Semua itu terjadi tentu bukan semata-mata karena kesalahan imam Eli yang tidak mampu memberi teladan pada anak-anak kandungnya. Tetapi lebih disebabkan karena anak-anak kandung imam Eli tidak mau belajar dari setiap kebaikan yang telah dicontohkan oleh ayahnya sendiri. Mereka cenderung mengabaikan didikan orang tuanya dan memilih untuk terus mengikuti keinginan dirinya sendiri.

Pada masa sekarang ini, banyak kita jumpai ketegangan antara orang tua dan anak seringkali disebabkan oleh hal yang demikian itu. Orang tua merindukan anak-anaknya meneladani hal-hal yang baik dari orang tunya. Sementara anak-anak lebih senang mencari gaya hidup sendiri. Mereka merasa bahwa orang tuanya kolot, ketinggalan jaman, dan tidak gaul. Akhirnya, banyak kita jumpai anak-anak yang sudah tidak mau lagi meneruskan kebaikan orang tuanya dan  bertumbuh dengan tidak baik. Mereka menjadi pribadi-pribadi yang seringkali menyusahkan orang lain dan terjebak pada bentuk-bentuk pergaulan bebas. Alih-alih makin dicintai Allah dan sesama; yang terjadi justru banyak anak yang membuat jengkel orang tuanya dan mendukakan hati Allah.

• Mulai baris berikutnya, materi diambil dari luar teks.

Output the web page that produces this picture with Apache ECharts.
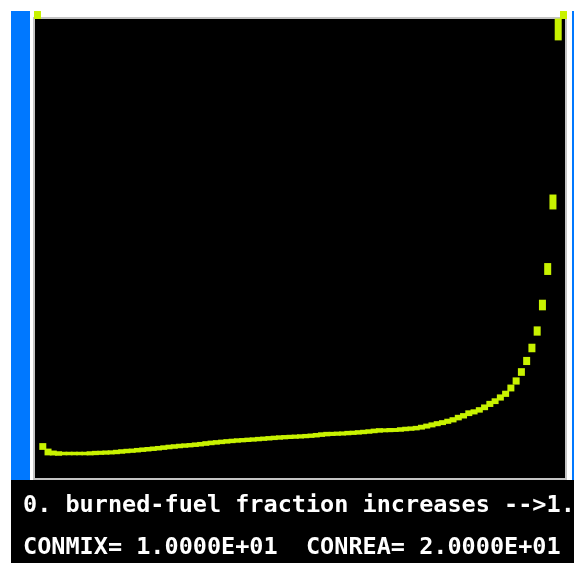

Jika kita menginginkan generasi kita berikutnya menjadi generasi yang bertumbuh makin dikasihi Allah dan manusia; mau tidak mau, ketegangan antara orang tua dan anak harus segera diselesaiakan. Sebagai orang tua, marilah kita belajar dari imam Eli, Maria dan Yusuf. Marilah kita menjadi pribadi-pribadi yang takut akan Tuhan, yang memiliki kesetiaan dan ketaatan kepada Allah. Supaya melalui perilaku kita sehari-hari, kita mampu memberikan teladan yang baik bagi anak-anak kita. Sebagai anak, marilah kita meneladani apa yang telah dicontohkan oleh Samuel dan Yesus pada masa kecilnya. Mereka memiliki kesediaan untuk terus mengembangkan diri dan belajar dari orang tua yang mengasuh mereka. Mereka memiliki kesediaan untuk dibimbing, dinasehati, dan diarahkan oleh orang-orang yang mengasuhnya. Sehingga mereka bertumbuh makin dikasihi Allah dan sesama.